Gates are used to provide critical region management. There are different types of Gates which can be used in various situations. For example:

ti.sysbios.gates.GateHwi: Disables hardware interrupts when the gate is enter()’d and restores them in the exit().

ti.sysbios.gates.GateSwi: Disables software interrupts (not Hwi) when the gate is enter()’d and restores them in the exit().

ti.sysbios.gates.GateMutex: Obtains a binary semaphore when the gate is enter()’d and releases the semaphore in the exit(). If the gate is already owned by another thread, the caller is blocked on a Semaphore_pend.

ti.sysbios.gates.GateMutexPri: Same as GateMutex, but avoids priority inversion.

A Swi or Hwi thread should not call GateMutex_enter() since blocking can occur. SYS/BIOS helps developers find cases where this occurs. In GateMutex_enter(), the calling context is checked.

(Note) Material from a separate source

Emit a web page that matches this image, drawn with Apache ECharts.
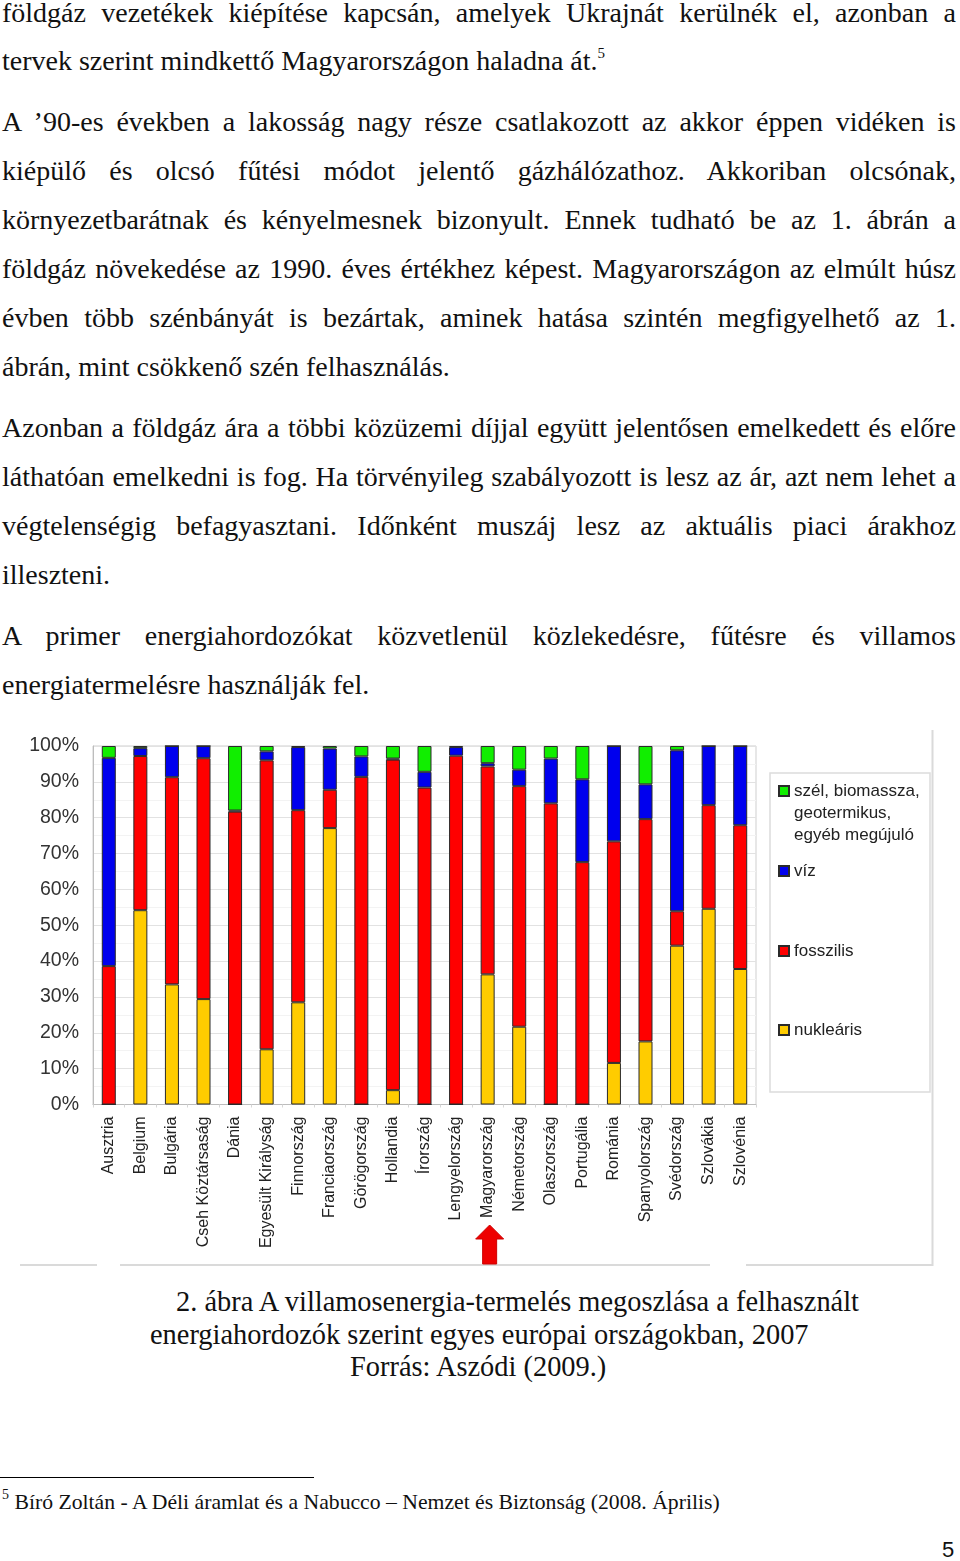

If the context is a Swi or Hwi, the GateMutex_A_BadContext assert check fails and the program is terminated. (Note: you can build your application with assert checking turned off). You’ll get the following assert error if you call (directly or indirectly) GateMutex_enter from a Swi or Hwi.

ti.sysbios.gates.GateMutex: line 114: assertion failure: A_badContext: bad calling context. See GateMutex API doc for details. xdc.runtime.Error.raise: terminating execution

Unfortunately due to compiler optimizations and the Assert/Error modules design, the back trace cannot be obtained when the target is halted on the failed assert. This issue is being addressed in a future release of SYS/BIOS and/or XDCTools. For now, developers can follow the steps below to help identify the case of the failed assert.

Reason why Assert occurs

Below is a description of the cause of the issue and the recommended action to take.

System_printf or printf

Cause: Calling System_printf() or printf() from a Swi or Hwi when xdc.runtime.SysStd is your System.SupportProxy.

var System = xdc.useModule('xdc.runtime.System');
var SysStd = xdc.useModule('xdc.runtime.SysStd');
System.SupportProxy = SysStd;

Action: Remove the System_printf() or printf() from the Swi or Hwi or use xdc.runtime.SysMin instead. Note: SysMin writes to an internal buffer that is flushed to console upon exit() or when System_flush() is called.

var System = xdc.useModule('xdc.runtime.System');
var SysMin = xdc.useModule('xdc.runtime.SysMin');
System.SupportProxy = SysMin;

HeapMem and malloc

Cause: Calling HeapMem_alloc() or malloc() from a Swi or Hwi when GateMutex is used (which is the default).

Action: Remove the allocation from the Swi or Hwi or use different heap implementation (e.g. HeapBuf or HeapMultiBuf).

Isolating offending code

Using breakpoints and ROV can help isolate what is causing the GateMutex_A_BadContext assert check failure.

1. Rebuild the application with RTSC Build-Profile set to debug. This will help give more stack trace information.

2. Set breakpoints in the following functions.

_xdc_runtime_System_printf__E
_ti_sysbios_heaps_HeapMem_alloc__E
malloc
printf

3. Make each of the above breakpoints conditional on the following expression (Breakpoint properties):

_ti_sysbios_BIOS_Module__state__V.threadType==0 || _ti_sysbios_BIOS_Module__state__V.threadType==1

4. Run your application and whenever a breakpoint is hit, check ROV if the BIOS.currentThreadType is a Swi or Hwi.

5. If the currentThreadType is a Swi or Hwi, look at the back-trace to determine where the offending call is being made from. Note: symbols are not include in RTS library, so malloc and printf will show minimal back traces.